* _Direction_:
Take the lines from the one with "Rebuild this chart" through the one with "var theoConc = [0.1, 12, 12];", both ends kept, and reproduce them exactly without the pictures.
### Records to use ###
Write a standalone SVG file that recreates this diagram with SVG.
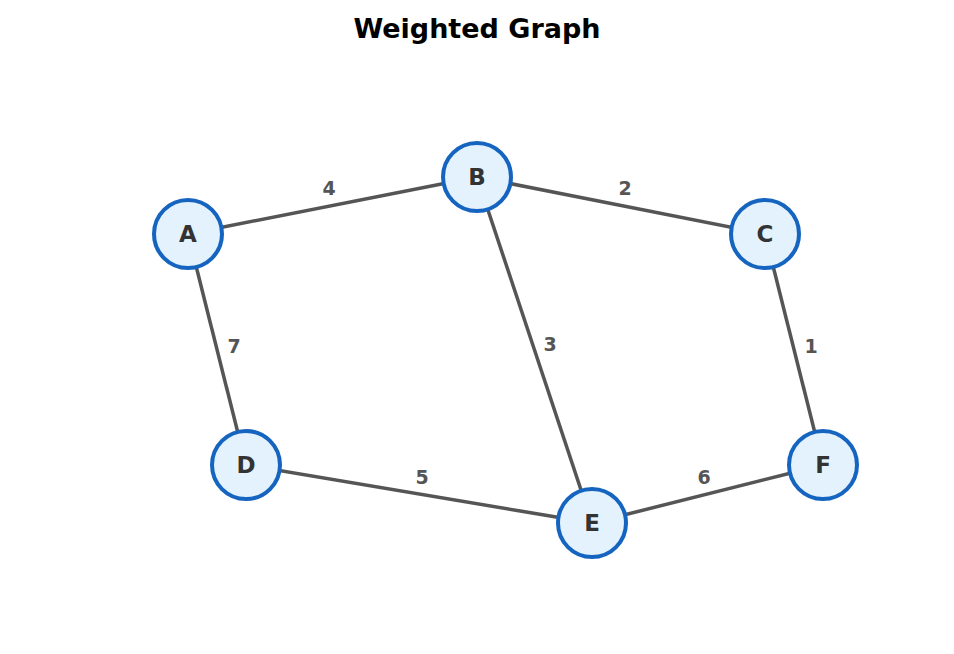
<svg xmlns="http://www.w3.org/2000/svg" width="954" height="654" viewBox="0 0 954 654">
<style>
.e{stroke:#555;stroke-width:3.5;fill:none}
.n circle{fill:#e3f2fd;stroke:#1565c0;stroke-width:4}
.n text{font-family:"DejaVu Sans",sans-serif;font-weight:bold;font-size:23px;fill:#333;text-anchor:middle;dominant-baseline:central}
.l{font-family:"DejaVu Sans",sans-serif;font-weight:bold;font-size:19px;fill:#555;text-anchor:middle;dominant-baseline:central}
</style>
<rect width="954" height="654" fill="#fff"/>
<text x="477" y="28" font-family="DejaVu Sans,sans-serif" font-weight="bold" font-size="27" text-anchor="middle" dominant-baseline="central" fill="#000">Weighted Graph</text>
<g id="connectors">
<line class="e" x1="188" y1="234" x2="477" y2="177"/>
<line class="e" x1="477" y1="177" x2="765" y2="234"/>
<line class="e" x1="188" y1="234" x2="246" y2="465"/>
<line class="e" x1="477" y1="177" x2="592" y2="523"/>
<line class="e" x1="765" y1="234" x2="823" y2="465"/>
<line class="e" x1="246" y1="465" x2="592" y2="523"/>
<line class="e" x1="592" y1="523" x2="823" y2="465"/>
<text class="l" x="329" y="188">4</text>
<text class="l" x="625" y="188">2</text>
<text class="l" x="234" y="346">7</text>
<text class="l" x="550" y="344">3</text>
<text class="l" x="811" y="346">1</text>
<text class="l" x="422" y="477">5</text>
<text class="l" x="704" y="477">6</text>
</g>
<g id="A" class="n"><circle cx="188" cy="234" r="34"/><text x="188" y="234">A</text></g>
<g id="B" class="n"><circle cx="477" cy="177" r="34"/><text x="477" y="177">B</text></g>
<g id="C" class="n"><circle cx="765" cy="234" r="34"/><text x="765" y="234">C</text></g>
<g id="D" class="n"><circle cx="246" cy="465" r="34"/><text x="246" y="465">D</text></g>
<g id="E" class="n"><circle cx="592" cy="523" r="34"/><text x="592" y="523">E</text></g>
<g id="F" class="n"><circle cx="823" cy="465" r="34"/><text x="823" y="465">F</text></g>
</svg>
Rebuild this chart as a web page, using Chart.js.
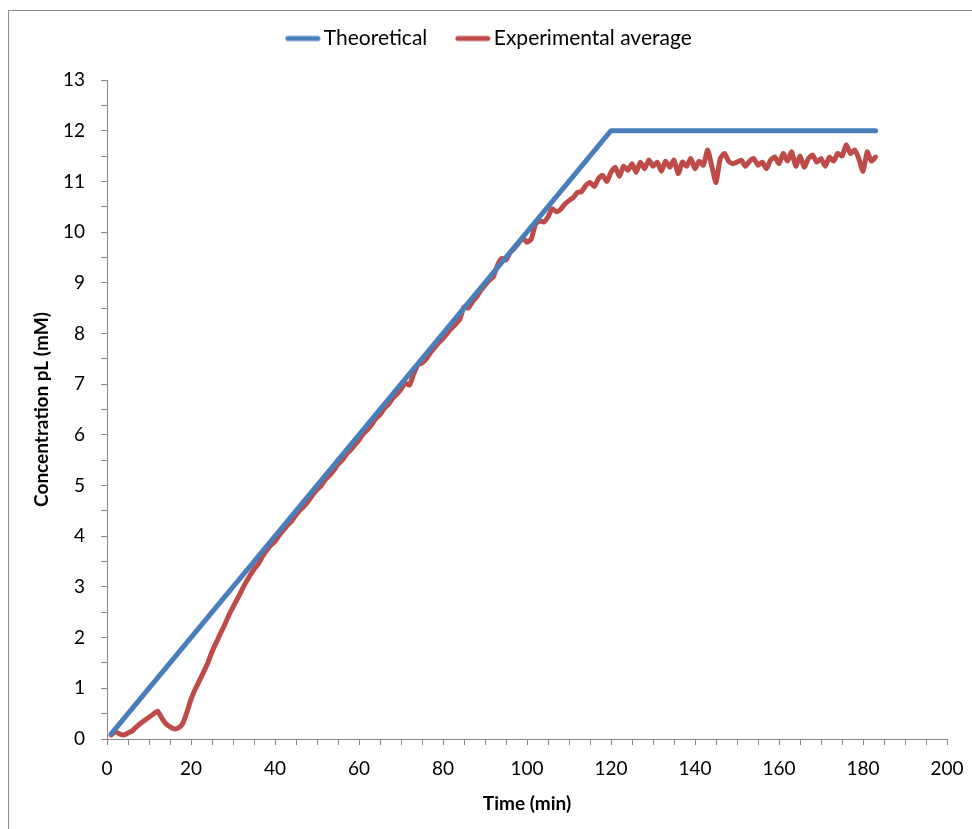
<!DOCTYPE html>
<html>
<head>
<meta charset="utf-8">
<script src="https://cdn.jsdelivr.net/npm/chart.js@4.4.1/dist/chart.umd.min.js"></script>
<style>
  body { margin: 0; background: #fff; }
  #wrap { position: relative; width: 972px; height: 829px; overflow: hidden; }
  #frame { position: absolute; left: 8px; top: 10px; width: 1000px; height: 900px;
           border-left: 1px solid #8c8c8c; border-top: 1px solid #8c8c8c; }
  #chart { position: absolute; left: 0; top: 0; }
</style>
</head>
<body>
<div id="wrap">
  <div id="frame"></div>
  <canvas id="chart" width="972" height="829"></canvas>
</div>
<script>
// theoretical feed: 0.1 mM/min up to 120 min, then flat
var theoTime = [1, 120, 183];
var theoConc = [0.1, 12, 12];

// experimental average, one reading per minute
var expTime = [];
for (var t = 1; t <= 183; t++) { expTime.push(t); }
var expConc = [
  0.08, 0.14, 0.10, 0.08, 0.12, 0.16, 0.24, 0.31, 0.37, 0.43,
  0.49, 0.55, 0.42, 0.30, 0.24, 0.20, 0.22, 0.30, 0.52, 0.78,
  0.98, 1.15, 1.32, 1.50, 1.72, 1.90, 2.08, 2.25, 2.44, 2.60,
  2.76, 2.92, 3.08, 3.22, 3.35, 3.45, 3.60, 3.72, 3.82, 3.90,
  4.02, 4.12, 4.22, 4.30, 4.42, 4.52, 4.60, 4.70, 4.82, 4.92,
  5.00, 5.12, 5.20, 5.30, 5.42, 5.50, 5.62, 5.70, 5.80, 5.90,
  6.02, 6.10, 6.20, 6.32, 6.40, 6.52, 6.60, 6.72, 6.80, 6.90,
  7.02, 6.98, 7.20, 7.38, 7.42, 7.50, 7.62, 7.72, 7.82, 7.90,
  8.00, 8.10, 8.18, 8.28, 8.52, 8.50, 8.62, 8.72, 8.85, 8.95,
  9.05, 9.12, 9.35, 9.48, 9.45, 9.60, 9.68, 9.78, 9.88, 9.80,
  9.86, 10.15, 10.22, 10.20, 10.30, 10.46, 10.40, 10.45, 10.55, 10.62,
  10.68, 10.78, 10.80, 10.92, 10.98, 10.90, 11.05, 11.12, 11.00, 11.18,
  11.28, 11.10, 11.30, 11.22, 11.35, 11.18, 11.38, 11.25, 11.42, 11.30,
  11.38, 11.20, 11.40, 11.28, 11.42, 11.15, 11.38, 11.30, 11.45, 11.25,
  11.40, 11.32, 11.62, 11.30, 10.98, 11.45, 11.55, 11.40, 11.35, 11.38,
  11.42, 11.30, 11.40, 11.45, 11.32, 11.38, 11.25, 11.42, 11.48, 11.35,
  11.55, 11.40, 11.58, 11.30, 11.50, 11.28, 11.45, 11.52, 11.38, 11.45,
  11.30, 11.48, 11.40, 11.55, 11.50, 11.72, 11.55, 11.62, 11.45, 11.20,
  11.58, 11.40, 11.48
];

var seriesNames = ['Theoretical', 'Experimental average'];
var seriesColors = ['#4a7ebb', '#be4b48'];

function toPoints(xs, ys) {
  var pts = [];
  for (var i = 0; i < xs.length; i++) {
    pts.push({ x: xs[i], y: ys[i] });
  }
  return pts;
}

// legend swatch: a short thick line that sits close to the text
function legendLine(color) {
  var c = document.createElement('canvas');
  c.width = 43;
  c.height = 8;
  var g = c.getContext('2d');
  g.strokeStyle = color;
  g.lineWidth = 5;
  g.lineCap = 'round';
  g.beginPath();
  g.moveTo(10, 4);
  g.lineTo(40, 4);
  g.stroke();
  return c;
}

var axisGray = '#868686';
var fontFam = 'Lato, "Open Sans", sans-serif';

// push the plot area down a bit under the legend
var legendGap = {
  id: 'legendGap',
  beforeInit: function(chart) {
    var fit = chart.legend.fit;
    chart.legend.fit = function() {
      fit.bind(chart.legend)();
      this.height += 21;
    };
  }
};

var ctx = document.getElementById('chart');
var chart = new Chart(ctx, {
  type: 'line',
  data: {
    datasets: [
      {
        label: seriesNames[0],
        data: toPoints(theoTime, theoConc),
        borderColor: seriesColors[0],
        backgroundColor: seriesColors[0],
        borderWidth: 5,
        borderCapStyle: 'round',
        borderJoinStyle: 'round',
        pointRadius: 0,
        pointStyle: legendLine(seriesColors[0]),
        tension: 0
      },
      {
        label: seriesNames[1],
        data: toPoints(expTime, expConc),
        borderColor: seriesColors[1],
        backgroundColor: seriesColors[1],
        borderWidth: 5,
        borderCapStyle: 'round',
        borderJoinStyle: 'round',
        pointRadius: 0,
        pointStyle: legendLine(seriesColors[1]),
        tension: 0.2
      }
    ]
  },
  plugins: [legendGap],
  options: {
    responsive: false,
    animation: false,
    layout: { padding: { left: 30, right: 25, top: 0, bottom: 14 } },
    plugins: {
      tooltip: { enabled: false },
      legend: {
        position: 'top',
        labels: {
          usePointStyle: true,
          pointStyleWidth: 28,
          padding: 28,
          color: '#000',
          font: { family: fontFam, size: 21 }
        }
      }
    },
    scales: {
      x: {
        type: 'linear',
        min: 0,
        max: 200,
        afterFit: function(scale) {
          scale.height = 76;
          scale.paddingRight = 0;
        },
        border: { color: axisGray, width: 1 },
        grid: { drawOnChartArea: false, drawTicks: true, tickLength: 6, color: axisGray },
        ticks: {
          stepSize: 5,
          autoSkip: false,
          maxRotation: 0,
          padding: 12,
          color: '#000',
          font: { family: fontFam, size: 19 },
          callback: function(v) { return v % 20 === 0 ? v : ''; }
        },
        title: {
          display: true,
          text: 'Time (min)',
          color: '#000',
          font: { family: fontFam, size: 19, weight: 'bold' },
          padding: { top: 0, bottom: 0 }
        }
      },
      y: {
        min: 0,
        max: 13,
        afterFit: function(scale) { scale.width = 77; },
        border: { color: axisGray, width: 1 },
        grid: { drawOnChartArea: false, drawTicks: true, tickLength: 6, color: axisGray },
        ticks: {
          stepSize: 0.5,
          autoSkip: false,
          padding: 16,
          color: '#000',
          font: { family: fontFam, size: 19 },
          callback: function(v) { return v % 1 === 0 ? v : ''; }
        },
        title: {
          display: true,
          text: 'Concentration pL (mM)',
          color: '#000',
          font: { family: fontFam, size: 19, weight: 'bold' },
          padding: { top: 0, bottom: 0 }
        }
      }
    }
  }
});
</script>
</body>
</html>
###
* _Completed exercise_:
Rebuild this chart as a web page, using Chart.js.
<!DOCTYPE html>
<html>
<head>
<meta charset="utf-8">
<script src="https://cdn.jsdelivr.net/npm/chart.js@4.4.1/dist/chart.umd.min.js"></script>
<style>
  body { margin: 0; background: #fff; }
  #wrap { position: relative; width: 972px; height: 829px; overflow: hidden; }
  #frame { position: absolute; left: 8px; top: 10px; width: 1000px; height: 900px;
           border-left: 1px solid #8c8c8c; border-top: 1px solid #8c8c8c; }
  #chart { position: absolute; left: 0; top: 0; }
</style>
</head>
<body>
<div id="wrap">
  <div id="frame"></div>
  <canvas id="chart" width="972" height="829"></canvas>
</div>
<script>
// theoretical feed: 0.1 mM/min up to 120 min, then flat
var theoTime = [1, 120, 183];
var theoConc = [0.1, 12, 12];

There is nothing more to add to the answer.